Sayonara SBW
Sonny Bill Williams has played his last game as an All Black. How you feel about his time in the world's best sporting environment says a lot about what you think about the modern sporting landscape.
Williams has always been a spectacular player, drawing eyeballs from his teens to his twilight years, in rugby league and union and in boxing. It's this athletic transience that makes him unique but that also makes him unlikely to be considered as 'a great' of any sporting discipline.
Even with all he's won, all the titles and the medals that he's given away to fans, Williams has never put together a sustained body of work in service of a greater entity than himself. He won Super Rugby with the Chiefs and left. He won the NRL with the Roosters and 2 Rugby World Cups with New Zealand, also reaching the Rugby league World Cup Final with that country, but injury and a lack of volume, a relatively small number of caps for his various teams, means that he doesn't make the conversation when it comes to all time favourites.
The reason these teams want him is his uniqueness. He has an otherworldly combination of size and ball skills, tempering his youthful rugby league shoulder charging and becoming a hybrid of crash man and magician, able to flip a ball out of any tackle at any time. Jonny Wilkinson, who played with him at Toulon, said that 'his strength is his strength'. Steve Hansen has admitted that he'll always select him if he's anywhere near form because he can always break a game at any time with one moment of muscular magic. He's spawned legions of imitators and popularised the backdoor offload but no one engenders the same sense of panic and possibility as he does when running powerfully with the ball in one hand.
His career path is unprecedented in sport. We're suspicious of those who hop between disciplines - think about the question 'what do you do?' If someone gives us a one word answer - doctor, lawyer, carpenter, footballer - we can understand them. Williams' propensity to swap sports, back and forth between rugby codes or even taking time off to box during his club commitments make the traditionalist nervous.

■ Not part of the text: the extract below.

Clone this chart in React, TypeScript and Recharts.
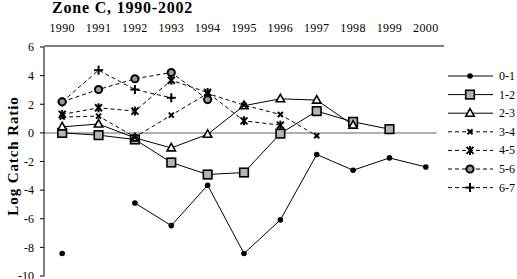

Who is this guy? Who does he think he is to leave teams and pursue his own interests?
Oddly with Williams, apart from some youthful misadventures which culminated in him skipping town on his newly signed Canterbury Bulldogs contract and hightailing it to Toulon, he's always been regarded by those who work with him as a remarkably selfless professional, happy to help out, to do more and fit in.
His detractors would argue that this is an exercise in branding, in polishing his MoneyBill persona. He can pull on his cotton New Zealand club rugby jersey to play with the amateurs and still be regarded as the ultimate mercenary.
Williams the athlete and Williams the man both exist outside our normal paradigms for professional athletes. There's no doubt that he competes in service of himself - he pursues dreams and contracts across codes, showing little fealty to any one particular franchise - but he arrives with himself and his humility, ready to learn and be a professional, something that is more of a rarity than fans realise. He turns up, ready to subsume himself and his gifts in service of the collective, happy to cart the ball up and get through the graft of tackling in league or playing the role of impact substitute for New Zealand in rugby union, coming on in the 2015 final and setting up the decisive score for Ma’a Nonu, the man selected ahead of him.
His Muslim faith as a man of Pacific Island descent marks him out as different. While another code hopping corollary of his in Israel Folau rails against homosexuals, drunks and idolators, Williams keeps his public utterances on religion solely positive, practising his faith with a spirit of generosity rather than one of exclusion and division.
Williams is an interesting study in who is a sporting career for. Do you perform for yourself, to find out what your best truly is and push the limits of your being, or do you perform for a club, for the fan, the people who make you more than a man by being interested in what you're doing on a pitch? Essentially, do you owe anyone anything as an athlete? How you feel about this will probably inform how you feel about Sonny Bill Williams.
In testing his limits, Williams has proven to be above employer loyalty. He'll compete for whoever pays him, for whoever gives him a chance to win a prize or latterly, with the perennially less than the sum of their parts Auckland Blues, whoever grants him eligibility for higher honours. In this respect, he's even transcended club competition entirely, playing more games for his national team than his club one.
Williams doesn't play the world's truly lucrative sports. He'll be a wealthy man but not in the league of the big stars of the more visible games, football, the US sports, Formula One. As a rugby athlete he could never approach them in salary or visibility terms so he's created his own category, his own metrics of success, backing his talent and physique to make him a luxury commodity for owners and promoters across codes.
He'll certainly garner a big deal somewhere now he's leaving New Zealand rugby with Toronto Wolfpack allegedly interested in making him the face of their franchise. He could go back to French rugby for sure.
Whatever he does it'll be on his terms. There's never been an athlete as in command of his sporting destiny as Sonny Bill Williams. There probably never will be because in many ways, his sense of adventure and the desire to wring the most out of his talent means that for some time, he's only been competing with himself.